What is to be printed is the span of lines starting at the one containing "Emit a web page that matches this image, drawn with Apache" and ending at the one containing "const chart = echarts.init(document.getElementById('chart'));", reproduced exactly with pictures left out.

════

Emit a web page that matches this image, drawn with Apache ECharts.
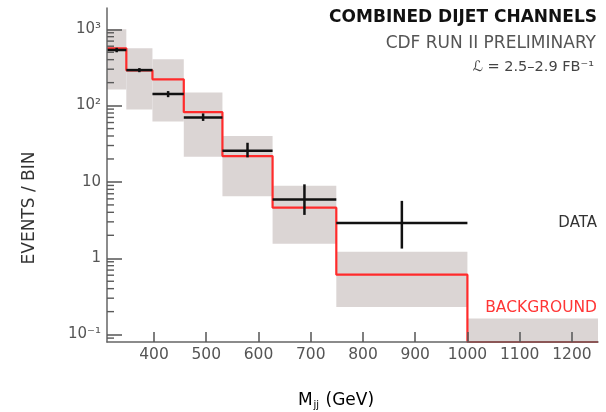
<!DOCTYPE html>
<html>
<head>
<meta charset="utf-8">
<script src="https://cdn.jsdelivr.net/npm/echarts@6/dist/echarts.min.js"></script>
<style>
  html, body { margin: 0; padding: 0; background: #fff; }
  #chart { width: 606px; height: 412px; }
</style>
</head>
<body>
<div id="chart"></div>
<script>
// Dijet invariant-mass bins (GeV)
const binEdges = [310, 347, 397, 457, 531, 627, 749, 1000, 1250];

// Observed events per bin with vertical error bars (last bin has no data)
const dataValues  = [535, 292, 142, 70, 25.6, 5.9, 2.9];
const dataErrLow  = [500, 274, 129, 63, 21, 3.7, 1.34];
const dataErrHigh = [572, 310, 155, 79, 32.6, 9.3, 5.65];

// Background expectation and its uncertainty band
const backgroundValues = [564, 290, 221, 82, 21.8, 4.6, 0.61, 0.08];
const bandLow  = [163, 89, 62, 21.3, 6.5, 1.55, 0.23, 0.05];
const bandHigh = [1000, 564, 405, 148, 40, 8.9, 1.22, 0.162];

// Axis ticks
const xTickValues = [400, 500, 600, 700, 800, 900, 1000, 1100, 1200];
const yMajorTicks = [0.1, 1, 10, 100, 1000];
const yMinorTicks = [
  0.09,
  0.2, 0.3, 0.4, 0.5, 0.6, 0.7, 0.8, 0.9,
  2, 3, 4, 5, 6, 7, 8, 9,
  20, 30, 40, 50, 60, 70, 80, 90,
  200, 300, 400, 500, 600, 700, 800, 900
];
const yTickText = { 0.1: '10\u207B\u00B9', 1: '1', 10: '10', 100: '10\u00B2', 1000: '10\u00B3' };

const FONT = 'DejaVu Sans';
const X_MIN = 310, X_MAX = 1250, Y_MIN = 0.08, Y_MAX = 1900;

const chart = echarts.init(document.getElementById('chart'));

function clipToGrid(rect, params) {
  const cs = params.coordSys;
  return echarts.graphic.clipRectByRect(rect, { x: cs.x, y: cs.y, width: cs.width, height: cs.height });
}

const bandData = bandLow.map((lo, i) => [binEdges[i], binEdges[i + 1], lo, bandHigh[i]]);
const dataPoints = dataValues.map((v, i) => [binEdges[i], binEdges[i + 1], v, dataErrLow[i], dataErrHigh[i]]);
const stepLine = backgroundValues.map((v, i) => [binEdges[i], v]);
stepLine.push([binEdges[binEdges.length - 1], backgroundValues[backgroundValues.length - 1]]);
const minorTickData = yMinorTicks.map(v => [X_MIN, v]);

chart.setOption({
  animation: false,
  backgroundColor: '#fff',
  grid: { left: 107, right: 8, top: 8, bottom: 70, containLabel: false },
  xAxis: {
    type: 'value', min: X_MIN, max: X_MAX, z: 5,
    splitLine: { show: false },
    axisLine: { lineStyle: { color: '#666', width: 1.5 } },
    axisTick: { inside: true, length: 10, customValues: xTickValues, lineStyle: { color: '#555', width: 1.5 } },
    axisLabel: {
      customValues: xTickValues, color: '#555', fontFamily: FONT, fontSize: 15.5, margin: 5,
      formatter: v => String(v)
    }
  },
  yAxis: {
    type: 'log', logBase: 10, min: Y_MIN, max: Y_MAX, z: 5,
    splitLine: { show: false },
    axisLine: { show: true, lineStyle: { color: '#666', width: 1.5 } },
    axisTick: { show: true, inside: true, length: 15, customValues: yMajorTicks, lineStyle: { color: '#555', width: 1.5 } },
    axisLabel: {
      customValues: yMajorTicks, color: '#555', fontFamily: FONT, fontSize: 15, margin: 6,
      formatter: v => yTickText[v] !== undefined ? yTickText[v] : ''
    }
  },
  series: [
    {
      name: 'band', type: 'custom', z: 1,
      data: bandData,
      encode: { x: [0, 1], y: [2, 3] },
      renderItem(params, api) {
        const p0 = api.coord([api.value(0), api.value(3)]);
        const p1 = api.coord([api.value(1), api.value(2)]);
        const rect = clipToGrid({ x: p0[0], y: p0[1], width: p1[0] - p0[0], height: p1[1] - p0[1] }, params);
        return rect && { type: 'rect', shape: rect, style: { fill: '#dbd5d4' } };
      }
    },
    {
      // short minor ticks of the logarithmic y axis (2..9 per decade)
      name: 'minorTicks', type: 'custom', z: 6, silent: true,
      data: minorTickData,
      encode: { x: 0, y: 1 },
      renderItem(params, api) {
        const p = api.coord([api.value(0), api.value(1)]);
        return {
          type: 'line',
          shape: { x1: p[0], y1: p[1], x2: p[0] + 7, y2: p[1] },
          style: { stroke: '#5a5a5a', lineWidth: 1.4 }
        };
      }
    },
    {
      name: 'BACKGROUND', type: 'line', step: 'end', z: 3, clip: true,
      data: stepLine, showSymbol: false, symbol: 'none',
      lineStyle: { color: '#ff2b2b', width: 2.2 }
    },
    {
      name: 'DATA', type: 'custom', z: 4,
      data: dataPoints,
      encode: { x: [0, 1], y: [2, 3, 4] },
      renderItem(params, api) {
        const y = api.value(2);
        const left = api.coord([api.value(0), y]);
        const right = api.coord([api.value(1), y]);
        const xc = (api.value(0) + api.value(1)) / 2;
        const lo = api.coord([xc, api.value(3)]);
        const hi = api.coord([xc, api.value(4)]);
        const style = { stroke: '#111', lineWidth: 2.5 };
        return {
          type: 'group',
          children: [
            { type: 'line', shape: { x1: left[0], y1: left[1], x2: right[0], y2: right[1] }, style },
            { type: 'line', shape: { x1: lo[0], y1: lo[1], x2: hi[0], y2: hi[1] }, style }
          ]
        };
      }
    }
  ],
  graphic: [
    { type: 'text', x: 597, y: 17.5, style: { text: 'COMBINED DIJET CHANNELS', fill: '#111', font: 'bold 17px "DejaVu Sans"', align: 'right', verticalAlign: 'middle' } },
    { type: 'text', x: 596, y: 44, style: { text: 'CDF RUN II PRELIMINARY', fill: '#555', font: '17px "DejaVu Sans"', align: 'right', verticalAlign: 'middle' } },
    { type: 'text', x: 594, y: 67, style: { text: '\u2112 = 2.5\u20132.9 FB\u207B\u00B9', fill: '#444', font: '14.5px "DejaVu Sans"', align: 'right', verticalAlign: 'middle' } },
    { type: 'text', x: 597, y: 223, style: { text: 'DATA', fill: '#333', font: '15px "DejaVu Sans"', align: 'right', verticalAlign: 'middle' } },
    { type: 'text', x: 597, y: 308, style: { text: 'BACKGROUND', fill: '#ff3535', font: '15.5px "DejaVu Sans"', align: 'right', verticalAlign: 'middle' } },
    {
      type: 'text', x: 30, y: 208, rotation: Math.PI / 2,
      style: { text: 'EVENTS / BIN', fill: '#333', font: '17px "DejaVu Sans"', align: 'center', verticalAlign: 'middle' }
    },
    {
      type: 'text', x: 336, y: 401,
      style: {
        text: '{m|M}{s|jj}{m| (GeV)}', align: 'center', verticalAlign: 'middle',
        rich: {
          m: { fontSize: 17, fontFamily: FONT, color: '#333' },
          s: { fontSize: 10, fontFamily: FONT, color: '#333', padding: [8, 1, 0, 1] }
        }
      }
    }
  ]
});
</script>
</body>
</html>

════

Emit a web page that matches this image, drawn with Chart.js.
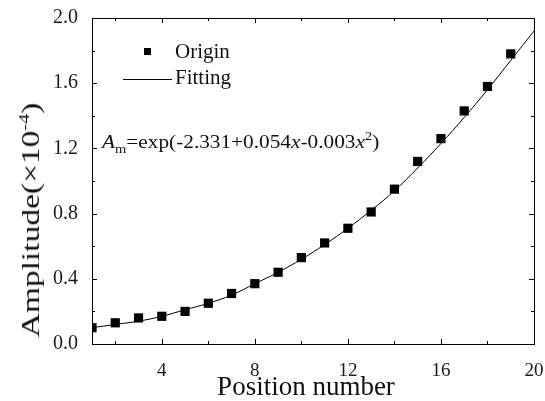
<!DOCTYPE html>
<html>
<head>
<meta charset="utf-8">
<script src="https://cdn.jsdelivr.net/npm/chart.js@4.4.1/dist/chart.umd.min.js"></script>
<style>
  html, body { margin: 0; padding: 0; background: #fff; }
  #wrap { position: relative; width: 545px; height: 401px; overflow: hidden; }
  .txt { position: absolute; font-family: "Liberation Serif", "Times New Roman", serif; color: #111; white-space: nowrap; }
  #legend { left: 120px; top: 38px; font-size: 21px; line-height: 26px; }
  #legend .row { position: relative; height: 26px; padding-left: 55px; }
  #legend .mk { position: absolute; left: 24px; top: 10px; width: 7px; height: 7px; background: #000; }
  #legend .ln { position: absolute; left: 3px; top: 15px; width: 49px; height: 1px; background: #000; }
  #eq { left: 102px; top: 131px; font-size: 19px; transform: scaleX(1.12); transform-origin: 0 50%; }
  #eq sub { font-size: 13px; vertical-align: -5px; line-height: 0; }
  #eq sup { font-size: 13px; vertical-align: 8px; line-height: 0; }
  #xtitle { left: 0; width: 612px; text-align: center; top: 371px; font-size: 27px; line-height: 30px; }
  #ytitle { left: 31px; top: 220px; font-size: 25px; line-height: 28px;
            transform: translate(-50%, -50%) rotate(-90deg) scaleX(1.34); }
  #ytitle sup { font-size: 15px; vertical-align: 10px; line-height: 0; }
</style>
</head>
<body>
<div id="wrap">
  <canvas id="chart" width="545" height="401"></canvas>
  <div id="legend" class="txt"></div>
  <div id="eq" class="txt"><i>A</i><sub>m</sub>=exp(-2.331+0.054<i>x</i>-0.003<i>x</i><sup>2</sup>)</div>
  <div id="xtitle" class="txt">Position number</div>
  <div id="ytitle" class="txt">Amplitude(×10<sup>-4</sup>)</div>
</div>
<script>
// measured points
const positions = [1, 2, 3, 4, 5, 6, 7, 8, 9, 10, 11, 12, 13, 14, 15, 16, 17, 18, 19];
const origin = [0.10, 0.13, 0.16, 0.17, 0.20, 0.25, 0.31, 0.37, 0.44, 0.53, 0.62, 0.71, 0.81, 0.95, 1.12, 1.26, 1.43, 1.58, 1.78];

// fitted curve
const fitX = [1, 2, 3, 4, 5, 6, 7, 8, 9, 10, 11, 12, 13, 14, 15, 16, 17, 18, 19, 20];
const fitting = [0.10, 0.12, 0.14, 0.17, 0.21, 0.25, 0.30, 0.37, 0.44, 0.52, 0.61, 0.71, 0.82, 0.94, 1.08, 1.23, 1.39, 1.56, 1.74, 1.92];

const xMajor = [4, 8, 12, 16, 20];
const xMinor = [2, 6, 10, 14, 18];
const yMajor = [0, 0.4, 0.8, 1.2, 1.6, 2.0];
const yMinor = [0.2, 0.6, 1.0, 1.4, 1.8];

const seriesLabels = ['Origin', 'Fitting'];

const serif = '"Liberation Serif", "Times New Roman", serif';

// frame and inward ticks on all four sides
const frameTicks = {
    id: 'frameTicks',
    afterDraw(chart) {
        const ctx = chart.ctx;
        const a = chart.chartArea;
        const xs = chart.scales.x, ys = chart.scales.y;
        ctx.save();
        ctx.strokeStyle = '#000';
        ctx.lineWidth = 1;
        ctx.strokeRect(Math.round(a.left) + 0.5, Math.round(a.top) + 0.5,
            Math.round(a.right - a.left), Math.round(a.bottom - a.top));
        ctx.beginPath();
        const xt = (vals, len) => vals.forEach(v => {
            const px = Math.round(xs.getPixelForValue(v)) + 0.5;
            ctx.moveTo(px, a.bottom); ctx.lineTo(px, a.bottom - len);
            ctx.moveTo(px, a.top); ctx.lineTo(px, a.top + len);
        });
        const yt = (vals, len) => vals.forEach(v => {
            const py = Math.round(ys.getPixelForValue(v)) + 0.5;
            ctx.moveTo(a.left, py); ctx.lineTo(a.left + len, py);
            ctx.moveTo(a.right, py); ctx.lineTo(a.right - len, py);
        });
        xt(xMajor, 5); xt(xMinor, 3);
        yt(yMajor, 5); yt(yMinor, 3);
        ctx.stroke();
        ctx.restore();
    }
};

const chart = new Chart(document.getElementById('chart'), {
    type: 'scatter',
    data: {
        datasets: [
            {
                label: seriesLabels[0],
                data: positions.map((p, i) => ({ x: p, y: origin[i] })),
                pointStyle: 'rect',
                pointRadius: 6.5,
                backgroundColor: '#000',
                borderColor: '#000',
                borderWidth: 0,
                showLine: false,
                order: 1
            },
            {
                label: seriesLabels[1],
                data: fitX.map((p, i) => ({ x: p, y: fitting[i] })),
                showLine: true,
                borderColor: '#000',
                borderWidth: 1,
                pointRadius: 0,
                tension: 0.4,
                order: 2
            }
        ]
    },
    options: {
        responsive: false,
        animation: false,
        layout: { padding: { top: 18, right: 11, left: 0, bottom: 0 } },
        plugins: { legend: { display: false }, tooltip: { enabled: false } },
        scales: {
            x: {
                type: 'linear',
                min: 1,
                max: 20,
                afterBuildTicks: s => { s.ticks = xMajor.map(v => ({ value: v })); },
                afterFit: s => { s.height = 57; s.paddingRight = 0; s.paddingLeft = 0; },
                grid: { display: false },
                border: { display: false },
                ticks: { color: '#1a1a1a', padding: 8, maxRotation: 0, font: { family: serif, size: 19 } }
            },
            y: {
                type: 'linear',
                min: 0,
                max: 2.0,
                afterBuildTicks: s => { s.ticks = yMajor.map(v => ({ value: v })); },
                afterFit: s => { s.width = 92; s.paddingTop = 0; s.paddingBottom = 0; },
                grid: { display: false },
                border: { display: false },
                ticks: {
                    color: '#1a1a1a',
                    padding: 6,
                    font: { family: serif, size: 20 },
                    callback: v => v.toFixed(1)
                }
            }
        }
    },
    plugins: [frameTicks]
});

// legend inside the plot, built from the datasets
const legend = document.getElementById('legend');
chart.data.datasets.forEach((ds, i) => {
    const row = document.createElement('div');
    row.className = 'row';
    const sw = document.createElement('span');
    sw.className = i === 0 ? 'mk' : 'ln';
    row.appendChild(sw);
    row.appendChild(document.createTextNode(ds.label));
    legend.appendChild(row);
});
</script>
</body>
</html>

════

**Task answer**
Emit a web page that matches this image, drawn with Apache ECharts.
<!DOCTYPE html>
<html>
<head>
<meta charset="utf-8">
<script src="https://cdn.jsdelivr.net/npm/echarts@6/dist/echarts.min.js"></script>
<style>
  html, body { margin: 0; padding: 0; background: #fff; }
  #chart { width: 606px; height: 412px; }
</style>
</head>
<body>
<div id="chart"></div>
<script>
// Dijet invariant-mass bins (GeV)
const binEdges = [310, 347, 397, 457, 531, 627, 749, 1000, 1250];

// Observed events per bin with vertical error bars (last bin has no data)
const dataValues  = [535, 292, 142, 70, 25.6, 5.9, 2.9];
const dataErrLow  = [500, 274, 129, 63, 21, 3.7, 1.34];
const dataErrHigh = [572, 310, 155, 79, 32.6, 9.3, 5.65];

// Background expectation and its uncertainty band
const backgroundValues = [564, 290, 221, 82, 21.8, 4.6, 0.61, 0.08];
const bandLow  = [163, 89, 62, 21.3, 6.5, 1.55, 0.23, 0.05];
const bandHigh = [1000, 564, 405, 148, 40, 8.9, 1.22, 0.162];

// Axis ticks
const xTickValues = [400, 500, 600, 700, 800, 900, 1000, 1100, 1200];
const yMajorTicks = [0.1, 1, 10, 100, 1000];
const yMinorTicks = [
  0.09,
  0.2, 0.3, 0.4, 0.5, 0.6, 0.7, 0.8, 0.9,
  2, 3, 4, 5, 6, 7, 8, 9,
  20, 30, 40, 50, 60, 70, 80, 90,
  200, 300, 400, 500, 600, 700, 800, 900
];
const yTickText = { 0.1: '10\u207B\u00B9', 1: '1', 10: '10', 100: '10\u00B2', 1000: '10\u00B3' };

const FONT = 'DejaVu Sans';
const X_MIN = 310, X_MAX = 1250, Y_MIN = 0.08, Y_MAX = 1900;

const chart = echarts.init(document.getElementById('chart'));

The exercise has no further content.